As a performer, she was constantly having to fuss with her hair, but the shampoos and hair sprays caused her hair to dry out and break, and sometimes triggered allergic reactions in her scalp. In 1960, she launched a business career, co-founding with Jheri Redding, husband of her friend, a Southern California based hair care products company, Redken, with an initial investment of $3,000 she received for a Hamm's beer commercial.

Within a few years, Redding sold his half of the business to Kent and she had full ownership of Redken Laboratories. In November 1972, John E. Meehan (born c. 1928 – died 2004), who had been with Redken since 1969 as executive vice-president, was elected president of the company, succeeding Kent, who became chairwoman and CEO. In 1993, Redken was sold to Cosmair, Inc., the U.S. licensee of L'Oréal.

As a successful businesswoman, she received countless awards. In 1977, she was honored as one of Business Weeks "100 Top Corporate Women". In 1992, she was named one of the "Eight Most Powerful Woman Business Owners" by Entrepreneurial Woman magazine. She was selected as one of the "Top Fifty Women Business Owners" by Working Woman magazine.

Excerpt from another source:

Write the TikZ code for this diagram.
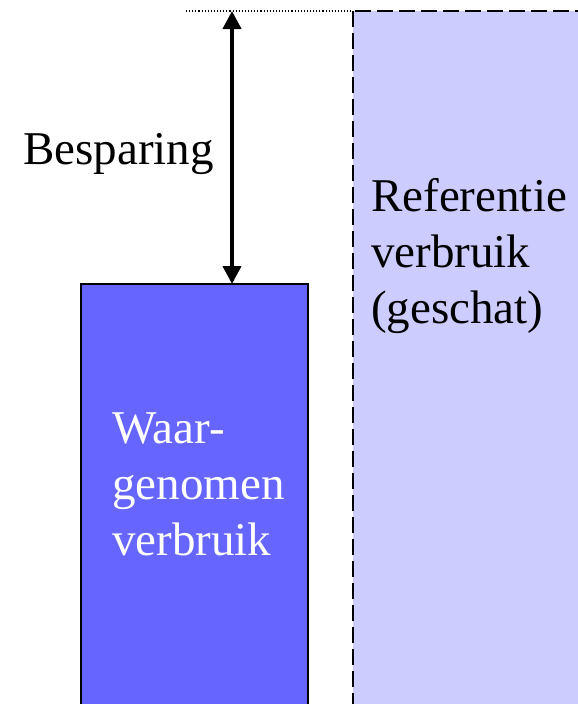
\documentclass[tikz,border=0pt]{standalone}
\usepackage{fontspec}
\setmainfont{Liberation Serif}
\usetikzlibrary{arrows.meta}
\definecolor{lightbar}{HTML}{CCCCFF}
\definecolor{darkbar}{HTML}{6666FF}
\tikzset{
  lbl/.style={inner sep=0pt, anchor=base west, align=left, font=\fontsize{47}{56}\selectfont},
  refbox/.style={fill=lightbar, draw=black, line width=1.4pt, dash pattern=on 16pt off 6pt},
  obsbox/.style={fill=darkbar, draw=black, line width=1.4pt},
  savearrow/.style={line width=4pt, {Triangle[width=18pt,length=18pt]}-{Triangle[width=18pt,length=18pt]}},
  topline/.style={line width=1.1pt, dotted}
}
\begin{document}
\begin{tikzpicture}[x=1pt,y=-1pt]
\useasboundingbox (0,0) rectangle (578,704);
\clip (0,0) rectangle (578,704);
\draw[refbox] (353,11) rectangle (600,730);
\draw[obsbox] (81,284) rectangle (308,730);
\coordinate (lt) at (186,11);
\coordinate (rt) at (353,11);
\coordinate (atop) at (232,11);
\coordinate (abot) at (232,284);
\draw[topline] (lt) -- (rt);
\draw[savearrow] (atop) -- (abot);
% multi-line labels are anchored at the baseline of their last line
\node[lbl] (besp) at (23,164) {Besparing};
\node[lbl] (ref) at (371,323) {Referentie\\verbruik\\(geschat)};
\node[lbl, text=white] (obs) at (112,555) {Waar-\\genomen\\verbruik};
\end{tikzpicture}
\end{document}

She served on the Board of Directors of Union Bank of California and was chairwoman of the regulatory committee of the Economic Development Commission of California. She was President of her own investment company, handles her extensive real estate holdings, and later named chairwoman and president of Kenquest, Inc. and Timequest, Inc. In April 2014, she acquired The Beverly Hills Courier, a weekly newspaper that covers local news in Beverly Hills, California.

===Philanthropy===
Paula Kent Meehan served on the Board of Regents of Loyola Marymount University in Los Angeles. In July 2013, she donated US$5 million to the Wallis Annenberg Center for the Performing Arts in Beverly Hills. She was one of the largest donors to the Beverly Hills 9/11 Memorial Garden. She was also a donor to Childhelp, a non-profit organization aimed at preventing child abuse, from which she received the "Angel Award" in 2003, and donated to the Saint John's Health Center in Santa Monica, California. She also served on the Board of Governors of The Thalians, a mental health charity.

===Personal life===
On April 20, 1973, she married John Meehan in Los Angeles. They resided in Beverly Hills, California. She was widowed in 2004.

===Death===
She died on June 23, 2014, at her private residence in Beverly Hills. Her funeral took place at the Forest Lawn Memorial Park in Glendale, California, where she was buried on Saturday, July 5, 2014. During the ceremony, City Council member Nancy Krasne, who served as the mayor of Beverly Hills from 2009 to 2010, said a few words, and Ruta Lee, a lifelong friend of Meehan's, sang some of her favorite songs.